A Multi-Objective Crowding Optimization Solution for Efficient Sensing as a Service in Virtualized Wireless Sensor Networks

Abstract

The Internet of Things (IoT) encompasses a wide range of applications and service domains, from smart cities, autonomous vehicles, surveillance, medical devices, to crop control. Virtualization in wireless sensor networks (WSNs) is widely regarded as the most revolutionary technological technique used in these areas. Due to node failure or communication latency and the regular identification of nodes in WSNs, virtualization in WSNs presents additional hurdles. Previous research on virtual WSNs has focused on issues such as resource maximization, node failure, and link-failure-based survivability, but has neglected to account for the impact of communication latency. Communication connection latency in WSNs has an effect on various virtual networks providing IoT services. There is a lack of research in this field at the present time.

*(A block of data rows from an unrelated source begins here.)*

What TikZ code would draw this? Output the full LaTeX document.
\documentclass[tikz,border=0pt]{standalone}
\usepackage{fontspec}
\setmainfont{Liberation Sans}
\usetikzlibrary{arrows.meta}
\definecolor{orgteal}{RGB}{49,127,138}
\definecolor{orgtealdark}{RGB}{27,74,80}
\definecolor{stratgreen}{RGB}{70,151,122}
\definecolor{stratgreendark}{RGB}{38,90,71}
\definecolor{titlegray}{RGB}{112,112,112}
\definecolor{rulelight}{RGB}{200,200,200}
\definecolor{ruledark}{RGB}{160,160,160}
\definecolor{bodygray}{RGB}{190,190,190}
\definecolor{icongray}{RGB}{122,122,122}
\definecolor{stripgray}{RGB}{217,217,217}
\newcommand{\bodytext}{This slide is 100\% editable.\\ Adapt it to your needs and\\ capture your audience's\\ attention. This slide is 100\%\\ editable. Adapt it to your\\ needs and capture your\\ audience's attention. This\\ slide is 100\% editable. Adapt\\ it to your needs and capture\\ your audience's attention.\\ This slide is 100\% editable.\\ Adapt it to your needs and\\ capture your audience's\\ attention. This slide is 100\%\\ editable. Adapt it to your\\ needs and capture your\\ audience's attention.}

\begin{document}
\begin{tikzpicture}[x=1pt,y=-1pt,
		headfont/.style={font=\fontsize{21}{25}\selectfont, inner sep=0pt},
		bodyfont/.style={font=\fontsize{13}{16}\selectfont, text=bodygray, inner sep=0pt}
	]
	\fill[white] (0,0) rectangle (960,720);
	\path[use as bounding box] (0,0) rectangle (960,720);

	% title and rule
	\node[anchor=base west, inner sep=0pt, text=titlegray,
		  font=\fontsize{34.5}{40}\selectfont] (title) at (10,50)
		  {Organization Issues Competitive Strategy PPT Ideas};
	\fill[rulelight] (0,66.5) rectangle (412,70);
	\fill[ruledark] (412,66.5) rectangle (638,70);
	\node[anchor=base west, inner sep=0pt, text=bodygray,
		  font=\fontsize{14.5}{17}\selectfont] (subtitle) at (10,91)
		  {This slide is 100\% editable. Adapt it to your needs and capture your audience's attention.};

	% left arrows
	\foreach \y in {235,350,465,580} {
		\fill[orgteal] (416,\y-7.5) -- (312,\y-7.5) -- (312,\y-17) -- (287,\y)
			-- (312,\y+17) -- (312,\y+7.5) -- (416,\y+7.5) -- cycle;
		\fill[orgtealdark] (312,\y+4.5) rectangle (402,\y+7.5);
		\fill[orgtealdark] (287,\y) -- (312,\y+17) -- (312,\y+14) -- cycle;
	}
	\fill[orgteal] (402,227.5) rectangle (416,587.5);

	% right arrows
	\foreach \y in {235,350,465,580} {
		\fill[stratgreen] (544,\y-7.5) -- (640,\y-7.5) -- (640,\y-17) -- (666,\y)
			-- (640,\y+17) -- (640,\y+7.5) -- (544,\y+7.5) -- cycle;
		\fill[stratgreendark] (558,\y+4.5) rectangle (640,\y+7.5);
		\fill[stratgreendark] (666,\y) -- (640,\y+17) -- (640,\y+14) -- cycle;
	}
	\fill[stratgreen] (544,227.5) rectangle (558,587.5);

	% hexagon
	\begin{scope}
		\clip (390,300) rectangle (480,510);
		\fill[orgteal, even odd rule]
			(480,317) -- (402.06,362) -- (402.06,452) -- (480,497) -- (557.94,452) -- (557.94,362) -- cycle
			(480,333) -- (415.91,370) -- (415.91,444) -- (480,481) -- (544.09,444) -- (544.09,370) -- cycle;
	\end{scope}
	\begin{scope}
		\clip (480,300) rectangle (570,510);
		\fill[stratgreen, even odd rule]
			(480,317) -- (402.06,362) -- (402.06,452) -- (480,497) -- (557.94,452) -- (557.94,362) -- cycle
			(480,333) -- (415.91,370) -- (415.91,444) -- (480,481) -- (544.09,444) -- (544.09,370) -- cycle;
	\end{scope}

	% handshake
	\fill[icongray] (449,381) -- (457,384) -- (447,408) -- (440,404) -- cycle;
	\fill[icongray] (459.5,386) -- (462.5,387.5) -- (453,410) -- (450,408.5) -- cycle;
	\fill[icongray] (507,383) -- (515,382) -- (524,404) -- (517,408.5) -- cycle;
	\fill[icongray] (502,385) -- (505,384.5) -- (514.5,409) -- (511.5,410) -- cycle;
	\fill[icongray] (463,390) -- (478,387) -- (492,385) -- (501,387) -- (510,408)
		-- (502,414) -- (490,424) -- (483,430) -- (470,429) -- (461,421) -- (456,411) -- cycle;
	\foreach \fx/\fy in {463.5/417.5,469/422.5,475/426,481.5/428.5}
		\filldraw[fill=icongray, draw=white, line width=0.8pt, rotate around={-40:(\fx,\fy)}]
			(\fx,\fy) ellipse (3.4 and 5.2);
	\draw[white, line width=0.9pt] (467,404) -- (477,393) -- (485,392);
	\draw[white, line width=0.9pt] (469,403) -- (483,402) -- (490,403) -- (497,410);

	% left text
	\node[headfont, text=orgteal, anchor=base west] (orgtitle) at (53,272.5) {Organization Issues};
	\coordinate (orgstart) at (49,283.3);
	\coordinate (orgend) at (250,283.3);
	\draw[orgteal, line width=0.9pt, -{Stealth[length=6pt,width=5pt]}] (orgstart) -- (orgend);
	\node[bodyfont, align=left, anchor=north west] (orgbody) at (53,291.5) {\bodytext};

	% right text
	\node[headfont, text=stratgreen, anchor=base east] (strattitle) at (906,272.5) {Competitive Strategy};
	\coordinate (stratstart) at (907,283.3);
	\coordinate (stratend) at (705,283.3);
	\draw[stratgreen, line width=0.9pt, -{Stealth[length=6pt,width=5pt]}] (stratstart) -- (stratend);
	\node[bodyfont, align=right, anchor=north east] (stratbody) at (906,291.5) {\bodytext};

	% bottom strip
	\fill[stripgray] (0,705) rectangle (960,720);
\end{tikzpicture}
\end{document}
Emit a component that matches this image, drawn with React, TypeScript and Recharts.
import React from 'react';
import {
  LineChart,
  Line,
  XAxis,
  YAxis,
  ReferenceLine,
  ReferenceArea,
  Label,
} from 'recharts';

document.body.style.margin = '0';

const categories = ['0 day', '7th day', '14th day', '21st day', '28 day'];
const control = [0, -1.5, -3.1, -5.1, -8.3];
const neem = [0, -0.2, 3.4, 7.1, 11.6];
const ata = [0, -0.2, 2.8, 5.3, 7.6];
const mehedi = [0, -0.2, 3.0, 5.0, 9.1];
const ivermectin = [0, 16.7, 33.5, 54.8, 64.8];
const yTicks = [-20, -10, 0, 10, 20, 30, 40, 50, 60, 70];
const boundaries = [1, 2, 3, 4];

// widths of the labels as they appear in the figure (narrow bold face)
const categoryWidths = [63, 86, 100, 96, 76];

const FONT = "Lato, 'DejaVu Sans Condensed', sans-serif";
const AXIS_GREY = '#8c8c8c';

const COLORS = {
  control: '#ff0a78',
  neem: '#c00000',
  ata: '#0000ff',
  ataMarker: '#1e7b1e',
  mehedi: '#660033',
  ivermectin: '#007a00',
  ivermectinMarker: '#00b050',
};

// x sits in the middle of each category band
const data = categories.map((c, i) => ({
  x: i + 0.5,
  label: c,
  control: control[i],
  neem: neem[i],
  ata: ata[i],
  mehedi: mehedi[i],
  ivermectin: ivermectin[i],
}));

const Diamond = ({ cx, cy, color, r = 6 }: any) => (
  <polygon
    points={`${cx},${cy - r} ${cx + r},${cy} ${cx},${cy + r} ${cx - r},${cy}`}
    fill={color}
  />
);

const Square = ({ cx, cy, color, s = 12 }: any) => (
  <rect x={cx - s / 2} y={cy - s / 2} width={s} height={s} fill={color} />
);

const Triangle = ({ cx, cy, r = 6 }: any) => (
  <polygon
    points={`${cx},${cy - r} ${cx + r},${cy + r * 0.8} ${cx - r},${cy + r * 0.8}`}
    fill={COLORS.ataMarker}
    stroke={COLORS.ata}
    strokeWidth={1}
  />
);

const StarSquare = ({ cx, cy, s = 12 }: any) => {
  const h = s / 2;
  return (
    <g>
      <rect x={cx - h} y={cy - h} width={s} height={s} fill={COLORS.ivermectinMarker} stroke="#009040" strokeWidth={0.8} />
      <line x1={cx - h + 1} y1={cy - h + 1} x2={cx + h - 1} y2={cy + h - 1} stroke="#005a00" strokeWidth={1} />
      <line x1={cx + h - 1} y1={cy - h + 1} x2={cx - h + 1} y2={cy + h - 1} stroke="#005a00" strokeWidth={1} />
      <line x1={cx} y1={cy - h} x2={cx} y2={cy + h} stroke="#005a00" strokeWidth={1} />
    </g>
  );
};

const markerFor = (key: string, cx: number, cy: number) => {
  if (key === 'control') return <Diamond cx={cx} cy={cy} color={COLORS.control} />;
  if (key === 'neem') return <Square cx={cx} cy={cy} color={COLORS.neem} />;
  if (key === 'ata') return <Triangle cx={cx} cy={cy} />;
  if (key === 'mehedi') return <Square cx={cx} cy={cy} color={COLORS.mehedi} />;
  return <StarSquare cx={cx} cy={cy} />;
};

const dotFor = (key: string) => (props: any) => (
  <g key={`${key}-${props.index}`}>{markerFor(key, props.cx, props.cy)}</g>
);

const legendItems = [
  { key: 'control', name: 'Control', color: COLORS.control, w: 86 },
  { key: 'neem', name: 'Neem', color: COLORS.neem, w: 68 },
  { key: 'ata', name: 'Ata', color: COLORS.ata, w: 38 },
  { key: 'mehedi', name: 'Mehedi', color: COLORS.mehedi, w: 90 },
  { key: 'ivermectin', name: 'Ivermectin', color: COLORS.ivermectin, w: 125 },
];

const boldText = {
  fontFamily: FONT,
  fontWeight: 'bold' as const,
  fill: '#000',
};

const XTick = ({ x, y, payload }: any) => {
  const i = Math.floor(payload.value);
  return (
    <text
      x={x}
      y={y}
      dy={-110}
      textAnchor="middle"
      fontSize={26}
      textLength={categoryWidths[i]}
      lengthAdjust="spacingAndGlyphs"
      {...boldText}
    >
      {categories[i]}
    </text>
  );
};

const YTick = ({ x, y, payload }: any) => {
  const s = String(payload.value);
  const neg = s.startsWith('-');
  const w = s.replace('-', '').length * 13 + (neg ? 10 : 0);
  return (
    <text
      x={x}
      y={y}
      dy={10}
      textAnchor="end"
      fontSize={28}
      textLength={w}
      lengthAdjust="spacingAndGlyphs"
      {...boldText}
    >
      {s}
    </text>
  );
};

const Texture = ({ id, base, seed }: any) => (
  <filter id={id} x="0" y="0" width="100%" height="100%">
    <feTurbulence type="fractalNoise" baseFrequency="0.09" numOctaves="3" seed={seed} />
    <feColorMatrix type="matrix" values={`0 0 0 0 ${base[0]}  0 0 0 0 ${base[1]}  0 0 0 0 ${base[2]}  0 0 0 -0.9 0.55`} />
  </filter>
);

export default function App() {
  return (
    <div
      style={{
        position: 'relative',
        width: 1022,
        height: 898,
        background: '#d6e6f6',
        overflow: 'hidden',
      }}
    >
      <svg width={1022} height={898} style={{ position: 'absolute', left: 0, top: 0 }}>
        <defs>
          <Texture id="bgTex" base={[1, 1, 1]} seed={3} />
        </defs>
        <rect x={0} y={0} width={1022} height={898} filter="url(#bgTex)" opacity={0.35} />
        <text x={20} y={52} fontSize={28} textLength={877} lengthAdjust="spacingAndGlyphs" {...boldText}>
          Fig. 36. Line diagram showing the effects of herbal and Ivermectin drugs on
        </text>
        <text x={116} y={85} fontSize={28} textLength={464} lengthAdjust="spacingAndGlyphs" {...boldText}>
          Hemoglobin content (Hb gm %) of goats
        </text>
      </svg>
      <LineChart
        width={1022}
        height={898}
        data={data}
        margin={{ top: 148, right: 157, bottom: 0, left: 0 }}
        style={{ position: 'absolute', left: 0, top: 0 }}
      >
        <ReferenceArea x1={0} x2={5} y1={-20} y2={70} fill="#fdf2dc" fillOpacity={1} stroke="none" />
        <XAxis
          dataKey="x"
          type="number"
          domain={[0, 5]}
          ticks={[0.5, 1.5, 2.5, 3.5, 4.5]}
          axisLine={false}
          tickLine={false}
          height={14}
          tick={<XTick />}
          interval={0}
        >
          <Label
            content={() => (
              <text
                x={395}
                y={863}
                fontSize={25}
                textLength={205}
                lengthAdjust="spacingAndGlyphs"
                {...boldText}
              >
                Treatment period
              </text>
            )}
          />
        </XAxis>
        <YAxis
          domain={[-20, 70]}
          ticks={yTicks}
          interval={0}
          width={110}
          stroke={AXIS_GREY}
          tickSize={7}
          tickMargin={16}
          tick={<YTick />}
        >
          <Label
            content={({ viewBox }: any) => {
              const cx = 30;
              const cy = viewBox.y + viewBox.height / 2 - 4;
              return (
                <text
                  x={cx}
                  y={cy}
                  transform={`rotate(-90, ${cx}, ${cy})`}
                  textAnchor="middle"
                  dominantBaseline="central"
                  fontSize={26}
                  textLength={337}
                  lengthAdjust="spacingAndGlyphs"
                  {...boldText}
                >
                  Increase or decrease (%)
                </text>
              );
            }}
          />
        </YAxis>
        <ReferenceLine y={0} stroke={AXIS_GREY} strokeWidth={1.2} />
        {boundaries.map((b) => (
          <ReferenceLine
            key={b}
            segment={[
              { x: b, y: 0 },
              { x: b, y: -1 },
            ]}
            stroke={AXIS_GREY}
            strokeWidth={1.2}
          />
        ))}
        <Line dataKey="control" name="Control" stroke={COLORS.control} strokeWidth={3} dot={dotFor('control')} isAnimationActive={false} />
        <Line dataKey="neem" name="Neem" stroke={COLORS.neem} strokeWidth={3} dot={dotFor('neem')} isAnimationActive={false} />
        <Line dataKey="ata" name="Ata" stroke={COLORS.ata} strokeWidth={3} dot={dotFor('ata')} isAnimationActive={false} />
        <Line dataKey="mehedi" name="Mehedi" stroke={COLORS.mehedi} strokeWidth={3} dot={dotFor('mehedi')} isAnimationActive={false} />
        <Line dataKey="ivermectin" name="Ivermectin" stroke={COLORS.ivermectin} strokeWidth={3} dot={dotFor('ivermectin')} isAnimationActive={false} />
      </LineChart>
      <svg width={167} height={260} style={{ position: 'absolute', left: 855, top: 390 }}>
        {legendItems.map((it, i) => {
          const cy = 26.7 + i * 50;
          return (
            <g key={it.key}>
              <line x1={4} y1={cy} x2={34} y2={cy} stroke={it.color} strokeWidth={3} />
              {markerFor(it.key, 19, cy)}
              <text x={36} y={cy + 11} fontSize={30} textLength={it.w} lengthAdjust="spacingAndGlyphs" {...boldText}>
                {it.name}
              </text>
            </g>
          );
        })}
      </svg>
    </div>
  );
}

In this study, we utilize the Evolutionary Multi-Objective Crowding Algorithm (EMOCA) to maximize fault tolerance and minimize communication delay for virtual network embedding in WSN environments for service-oriented applications focusing on heterogeneous virtual networks in the IoT. Unlike the current wireless virtualization approach, which uses the Non-dominated Sorting Genetic Algorithm-II (NSGA-II), EMOCA uses both domination and diversity criteria in the evolving population for optimization problems. The analysis of the results demonstrates that the proposed framework successfully optimizes fault tolerance and communication delay for virtualization in WSNs.